Ecco qui il carico di responsabilità che porta con sé il fabbricare creature! E allora, vi compiacete di fare e disfare uomini? Quanto sarebbe meglio che fabbricaste a voi stessi la coscienza di coloro che avete fatto e di coloro che avete distrutto! Due azioni Dio ha riservato solo a se stesso: creare e predestinare. I potenti di questo mondo hanno già usurpato a Dio la facoltà di creare, perché di nullità fanno creature; ma vedo che in questo caso hanno usurpato anche quella del predestinare. Uno nel fuoco, l'altro sull'altare. Ma attenzione che anche fra voi devono esserci i condannati e i predestinati: se siete stati condannati (non so da chi), peggio per voi, dovrete bruciare; se invece siete stati da lui prescelti, buon per voi, regnerete.
E ci sarà mai stato uno di questi onnipotenti che si sia accusato colpevole di questo peccato di predestinazione? Accusato no, mai. Scusato, sì. E in modo elegante. 'Tizio ha avuto il tale incarico; Tizio ha avuto la tale ricompensa'. E la persona che parla è la stessa persona che ha dato la ricompensa, che ha concesso l'incarico, che ha fabbricato 'Tizio'. Ma se siete stati voi in persona a fare tutte queste cose, perché dite “ha avuto”? È proprio il caso del nostro Aronne interpretato alla lettera. Che cosa fece Aronne e che disse in occasione di quella storia dell'idolo? Ciò che fece fu fondere, forgiare e formare il vitello: Formavit, fecitque vitulum conflatilem (Nota 18). E ciò che lo stesso Aronne disse, fu che il vitello uscì dalle fiamme: Egressusque est hic vitulus. Uscì. Ma se siete stati voi a fondere, se siete stati voi a forgiare, se siete stati voi a curare l'oro degli orecchini, o nel migliore dei casi a tener ben stretto l'oro che riceveste senza chiedere, perché dire che 'Tizio ha avuto'? Egressus est? Perché questo è il frasario dei fabbricatori di vitelli. E in effetti
le vostre creature sono tali, che non avete il coraggio di dichiarare di esserne gli artefici.

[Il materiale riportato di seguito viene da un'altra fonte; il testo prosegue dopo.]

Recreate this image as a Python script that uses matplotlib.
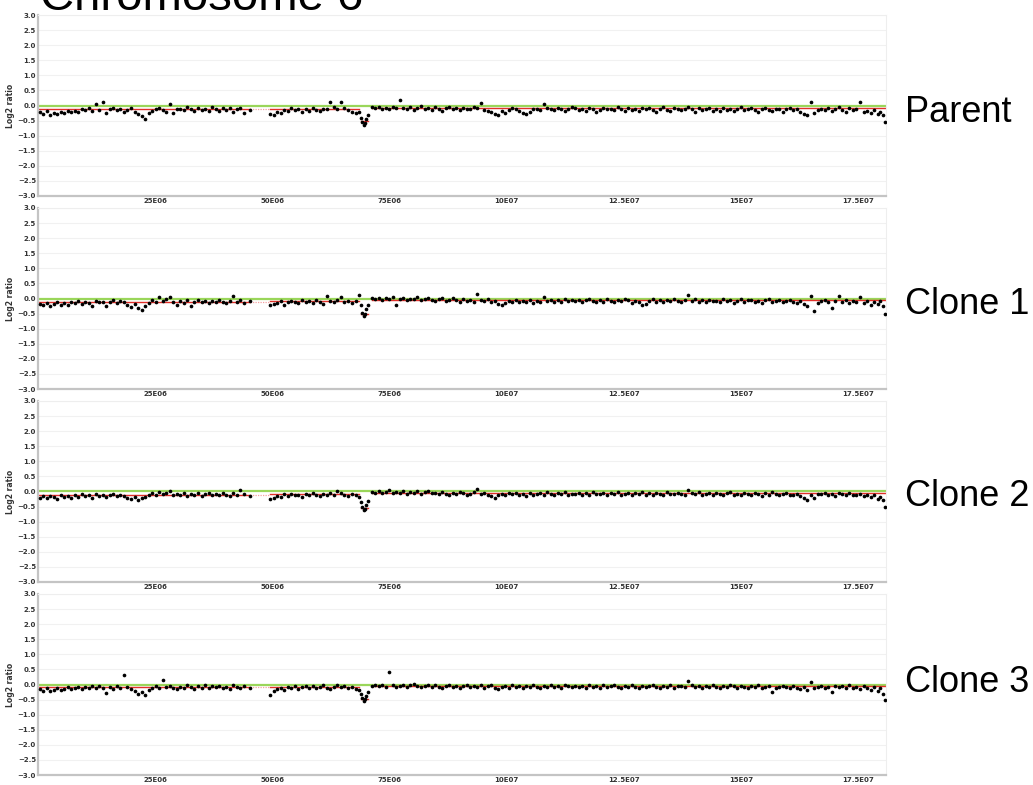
import numpy as np
import matplotlib.pyplot as plt

# probe positions (Mb), shared by the four arrays
pos_mb = [
    0.4, 1.1, 1.9, 2.6, 3.4, 4.1, 4.9, 5.6, 6.4, 7.1,
    7.9, 8.6, 9.4, 10.1, 10.9, 11.6, 12.4, 13.1, 13.9, 14.6,
    15.4, 16.1, 16.9, 17.6, 18.4, 19.1, 19.9, 20.6, 21.4, 22.1,
    22.9, 23.6, 24.4, 25.1, 25.9, 26.6, 27.4, 28.1, 28.9, 29.6,
    30.4, 31.1, 31.9, 32.6, 33.4, 34.1, 34.9, 35.6, 36.4, 37.1,
    37.9, 38.6, 39.4, 40.1, 40.9, 41.6, 42.4, 43.1, 43.9, 45.2,
    49.6, 50.3, 51.1, 51.8, 52.6, 53.3, 54.1, 54.8, 55.6, 56.3,
    57.1, 57.8, 58.6, 59.3, 60.1, 60.8, 61.6, 62.3, 63.1, 63.8,
    64.6, 65.4, 66.2, 67.0, 67.8, 68.5, 68.9, 69.2, 69.5, 69.8,
    70.1, 70.4, 71.2, 72.0, 72.7, 73.5, 74.2, 75.0, 75.7, 76.5,
    77.2, 78.0, 78.7, 79.5, 80.2, 81.0, 81.7, 82.5, 83.2, 84.0,
    84.7, 85.5, 86.2, 87.0, 87.7, 88.5, 89.2, 90.0, 90.7, 91.5,
    92.2, 93.0, 93.7, 94.5, 95.2, 96.0, 96.7, 97.5, 98.2, 99.0,
    99.7, 100.5, 101.2, 102.0, 102.7, 103.5, 104.2, 105.0, 105.7, 106.5,
    107.2, 108.0, 108.7, 109.5, 110.2, 111.0, 111.7, 112.5, 113.2, 114.0,
    114.7, 115.5, 116.2, 117.0, 117.7, 118.5, 119.2, 120.0, 120.7, 121.5,
    122.2, 123.0, 123.7, 124.5, 125.2, 126.0, 126.7, 127.5, 128.2, 129.0,
    129.7, 130.5, 131.2, 132.0, 132.7, 133.5, 134.2, 135.0, 135.7, 136.5,
    137.2, 138.0, 138.7, 139.5, 140.2, 141.0, 141.7, 142.5, 143.2, 144.0,
    144.7, 145.5, 146.2, 147.0, 147.7, 148.5, 149.2, 150.0, 150.7, 151.5,
    152.2, 153.0, 153.7, 154.5, 155.2, 156.0, 156.7, 157.5, 158.2, 159.0,
    159.7, 160.5, 161.2, 162.0, 162.7, 163.5, 164.2, 165.0, 165.7, 166.5,
    167.2, 168.0, 168.7, 169.5, 170.2, 171.0, 171.7, 172.5, 173.2, 174.0,
    174.7, 175.5, 176.2, 177.0, 177.7, 178.5, 179.2, 179.8, 180.3, 180.7,
]

# log2 ratios x 100
parent = [
    -22, -27, -19, -30, -24, -28, -21, -26, -18, -23,
    -17, -21, -12, -15, -9, -19, 5, -14, 10, -25,
    -13, -8, -16, -11, -20, -14, -7, -22, -28, -34,
    -45, -26, -18, -12, -9, -15, -21, 6, -24, -12,
    -10, -16, -6, -13, -19, -8, -14, -11, -17, -5,
    -12, -18, -9, -15, -7, -21, -13, -8, -24, -16,
    -27, -31, -22, -25, -14, -18, -9, -16, -12, -20,
    -11, -17, -8, -14, -19, -10, -12, 10, -6, -13,
    12, -9, -16, -20, -25, -22, -42, -55, -63, -58,
    -45, -33, -6, -8, -4, -10, -7, -12, -5, -9,
    17, -8, -12, -5, -15, -9, -3, -11, -7, -14,
    -6, -10, -18, -8, -4, -13, -9, -16, -7, -11,
    -12, -5, -8, 9, -14, -17, -22, -28, -31, -19,
    -26, -15, -9, -12, -18, -24, -27, -20, -13, -10,
    -14, 5, -8, -11, -16, -7, -13, -19, -10, -6,
    -9, -15, -12, -18, -8, -11, -21, -14, -7, -13,
    -10, -16, -6, -12, -19, -9, -14, -11, -17, -8,
    -13, -7, -15, -20, -11, -5, -14, -18, -9, -12,
    -16, -10, -6, -13, -21, -9, -15, -11, -8, -17,
    -12, -18, -7, -14, -10, -19, -13, -6, -16, -11,
    -9, -15, -22, -12, -8, -14, -17, -10, -13, -20,
    -11, -7, -16, -13, -20, -27, -31, 11, -25, -14,
    -10, -15, -8, -18, -12, -6, -14, -20, -9, -16,
    -13, 10, -22, -17, -25, -14, -28, -20, -30, -55,
]

clone1 = [
    -18, -22, -15, -24, -19, -13, -21, -16, -20, -12,
    -14, -9, -17, -11, -15, -26, -8, -13, -10, -25,
    -12, -6, -15, -9, -13, -22, -27, -18, -30, -37,
    -24, -16, -5, -10, 4, -8, -3, 5, -11, -20,
    -9, -14, -6, -25, -11, -4, -13, -8, -15, -7,
    -10, -5, -12, -16, -8, 8, -11, -6, -14, -9,
    -22, -19, -14, -9, -20, -13, -7, -11, -16, -6,
    -12, -8, -15, -5, -10, -17, 8, -9, -13, -6,
    5, -11, -7, -14, -9, 10, -20, -48, -59, -52,
    -34, -22, 2, -2, 3, -4, 1, -3, 4, -20,
    -2, 3, -5, 0, -3, 4, -6, -1, 2, -4,
    -7, -2, 1, -9, -4, 3, -6, -11, -3, -8,
    -5, -10, 15, -4, -8, -2, -12, -9, -18, -23,
    -14, -7, -10, -5, -13, -8, -11, -6, -15, -9,
    -12, 5, -7, -4, -10, -6, -13, -3, -8, -5,
    -9, -4, -11, -6, -2, -8, -13, -5, -10, -3,
    -7, -12, -4, -9, -1, -6, -14, -8, -10, -20,
    -17, -8, -3, -10, -6, -12, -4, -9, -2, -7,
    -11, -5, 13, -8, -3, -10, -6, -13, -4, -9,
    -7, -12, -3, -9, -5, -14, -8, -2, -10, -6,
    -4, -11, -8, -15, -6, -3, -12, -9, -5, -13,
    -8, -6, -10, -14, -7, -18, -26, 8, -42, -16,
    -9, -5, -12, -30, -7, 8, -11, -4, -14, -8,
    -10, 5, -16, -8, -21, -12, -19, -9, -25, -53,
]

clone2 = [
    -20, -16, -23, -14, -19, -25, -12, -18, -15, -21,
    -13, -17, -9, -14, -11, -20, -7, -15, -10, -19,
    -12, -8, -16, -10, -14, -21, -25, -17, -28, -23,
    -19, -11, -6, -13, -2, -9, -4, 3, -12, -8,
    -10, -6, -15, -8, -12, -4, -14, -9, -5, -11,
    -7, -13, -4, -10, -16, -6, -11, 5, -9, -14,
    -26, -21, -15, -18, -9, -14, -7, -12, -10, -17,
    -8, -13, -5, -11, -16, -7, -10, -4, -12, 2,
    -6, -10, -14, -8, -12, -17, -35, -50, -62, -57,
    -45, -30, -1, -4, 2, -6, -3, 6, -5, -2,
    -4, 1, -7, -2, -5, 3, -8, -3, 0, -6,
    -5, -9, -2, -7, -11, -4, -8, -1, -6, -10,
    -7, -3, 8, -9, -5, -12, -15, -20, -11, -8,
    -13, -6, -9, -4, -11, -7, -14, -5, -10, -8,
    -6, -10, -3, -8, -12, -5, -9, -2, -11, -7,
    -8, -4, -10, -6, -13, -3, -9, -7, -5, -11,
    -5, -9, -2, -11, -7, -4, -12, -6, -8, -3,
    -10, -6, -13, -4, -8, -11, -3, -9, -7, -5,
    -7, -11, 4, -6, -9, -3, -12, -8, -5, -10,
    -4, -8, -12, -6, -2, -10, -7, -13, -5, -9,
    -11, -5, -8, -14, -6, -10, -3, -9, -12, -7,
    -6, -10, -13, -8, -16, -22, -28, -12, -20, -9,
    -8, -4, -11, -7, -14, -5, -9, -13, -6, -10,
    -12, -7, -15, -10, -19, -13, -24, -17, -28, -50,
]

clone3 = [
    -15, -20, -12, -22, -17, -10, -19, -14, -8, -16,
    -11, -7, -15, -9, -13, -6, -10, -4, -12, -27,
    -8, -14, -5, -11, 30, -9, -16, -20, -31, -24,
    -35, -18, -10, -6, -13, 15, -8, -4, -11, -15,
    -7, -12, -3, -9, -14, -5, -10, -2, -13, -6,
    -9, -4, -11, -7, -15, -3, -8, -12, -5, -10,
    -35, -22, -16, -10, -18, -7, -12, -5, -14, -9,
    -6, -11, -4, -13, -8, -3, -10, -15, -7, -2,
    -9, -5, -12, -7, -14, -18, -30, -45, -55, -48,
    -38, -25, -4, -1, -6, -2, -9, 40, -3, -8,
    -5, -1, -7, -3, 2, -6, -9, -4, -2, -8,
    -3, -7, -10, -5, -1, -8, -4, -11, -6, -2,
    -7, -4, -9, -2, -12, -6, -3, -10, -15, -8,
    -5, -11, -3, -8, -6, -13, -4, -9, -2, -7,
    -10, -4, -7, -1, -9, -5, -12, -3, -6, -8,
    -4, -9, -6, -11, -2, -7, -5, -10, -3, -8,
    -6, -3, -9, -12, -5, -8, -2, -7, -10, -4,
    -9, -5, -2, -8, -11, -4, -7, -3, -10, -6,
    -4, -7, 10, -3, -9, -6, -12, -5, -8, -2,
    -7, -11, -4, -9, -3, -6, -10, -5, -8, -13,
    -6, -9, -3, -12, -7, -4, -25, -10, -8, -5,
    -8, -13, -6, -10, -15, -9, -18, 7, -12, -7,
    -5, -10, -7, -25, -4, -9, -6, -12, -3, -11,
    -8, -14, -6, -11, -17, -9, -20, -13, -30, -52,
]

# segmentation (red line): start, end, level
seg_start = [0.0, 49.6, 68.9, 71.2]
seg_end = [45.2, 68.5, 70.4, 180.7]
seg_levels = {
    "Parent": [-0.12, -0.11, -0.52, -0.08],
    "Clone 1": [-0.11, -0.09, -0.50, -0.05],
    "Clone 2": [-0.11, -0.09, -0.55, -0.05],
    "Clone 3": [-0.09, -0.07, -0.48, -0.05],
}

names = ["Parent", "Clone 1", "Clone 2", "Clone 3"]
series = [parent, clone1, clone2, clone3]
label_y = [113, 305, 497, 682]

xticks = [25, 50, 75, 100, 125, 150, 175]
xtick_labels = ["25E06", "50E06", "75E06", "10E07", "12.5E07", "15E07", "17.5E07"]
yticks = [3.0, 2.5, 2.0, 1.5, 1.0, 0.5, 0.0, -0.5, -1.0, -1.5, -2.0, -2.5, -3.0]

W, H = 1033, 785
fig = plt.figure(figsize=(W / 100, H / 100), dpi=100)

x = np.array(pos_mb)
for i, (name, vals) in enumerate(zip(names, series)):
    top = 15 + 193 * i
    ax = fig.add_axes([38 / W, 1 - (top + 181) / H, 848 / W, 181 / H])
    y = np.array(vals) / 100.0

    ax.set_xlim(0, 181)
    ax.set_ylim(-3, 3)
    for yt in yticks:
        ax.axhline(yt, color="#f1f1f1", lw=0.8, zorder=0)

    ax.axhline(0, color="#9ad65a", lw=1.6, zorder=1)
    lv = seg_levels[name]
    for s, e, l in zip(seg_start, seg_end, lv):
        ax.plot([s, e], [l, l], color="#e0302a", lw=1.0, zorder=2)
    ax.plot([seg_end[0], seg_start[1]], [lv[0], lv[0]], color="#f4a0a0",
            lw=0.9, ls=(0, (1, 1)), zorder=2)

    ax.scatter(x, y, s=7, color="black", lw=0, zorder=3)

    ax.set_yticks(yticks)
    ax.set_yticklabels([f"{v:.1f}".replace("-", "\u2212") for v in yticks])
    ax.set_xticks(xticks)
    ax.set_xticklabels(xtick_labels)
    ax.tick_params(length=0, labelsize=5, colors="#333333", pad=1.5)
    for lab in ax.get_xticklabels() + ax.get_yticklabels():
        lab.set_fontweight("bold")

    for side in ["top", "right"]:
        ax.spines[side].set_color("#eeeeee")
        ax.spines[side].set_linewidth(0.8)
    for side in ["left", "bottom"]:
        ax.spines[side].set_color("#c4c4c4")
        ax.spines[side].set_linewidth(1.6)

    ax.set_ylabel("Log2 ratio", fontsize=5.5, fontweight="bold", color="#333333", labelpad=2)

    fig.text(905 / W, 1 - label_y[i] / H, name, fontsize=26,
             family="Liberation Sans", va="center", ha="left")

fig.text(40 / W, 1 - 10 / H, "Chromosome 6", fontsize=34,
         family="Liberation Sans", va="baseline", ha="left")

fig.savefig("out.png", dpi=100)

Gli indegni che voi costruite e ponete nei posti di maggiore responsabilità provocano anche loro le stesse terribili conseguenze. E se non credete, guardate. Leggi divine e umane calpestate; popoli defraudati e impoveriti; migliaia di morti, alcuni in guerra per colpa del Governo, altri in pace per mancanza di giustizia, altri negli ospedali per mancanza di cura; e soprattutto l'ira di Dio provocata, l'essersi resi indegni dell'assistenza della sua protezione; le province, il regno e la stessa nazione tutta intera esposta ad un'estrema rovina, che già avrebbe tutto distrutto se non fosse stato per le preghiere di alcuni uomini giusti.
E sulle spalle di chi grava il peso di tutte queste conseguenze? Sulle spalle di coloro che fanno o che sostengono gli autori e provocatori di esse: Ego feci, Ego feram (Nota 24). Voi l'avete fatto, voi ne risponderete.
Ma come fanno, con un peso così grave sulle spalle, ad andarsene così leggeri, che quasi non toccano il suolo? Come può non pesare questo rimorso sulla coscienza? Come può non mordere l'anima questo cruccio? Come può non renderli inquieti, come può non sgomentarli, come può non farli addirittura impazzire il pensiero di questa resa di conti che pur dovranno dare a Dio?
E con tutto ciò sono cristiani! E con tutto ciò si confessano!
Ma io non condanno, né lodo; io mi meraviglio, insieme con le turbe: et admiratae sunt turbae.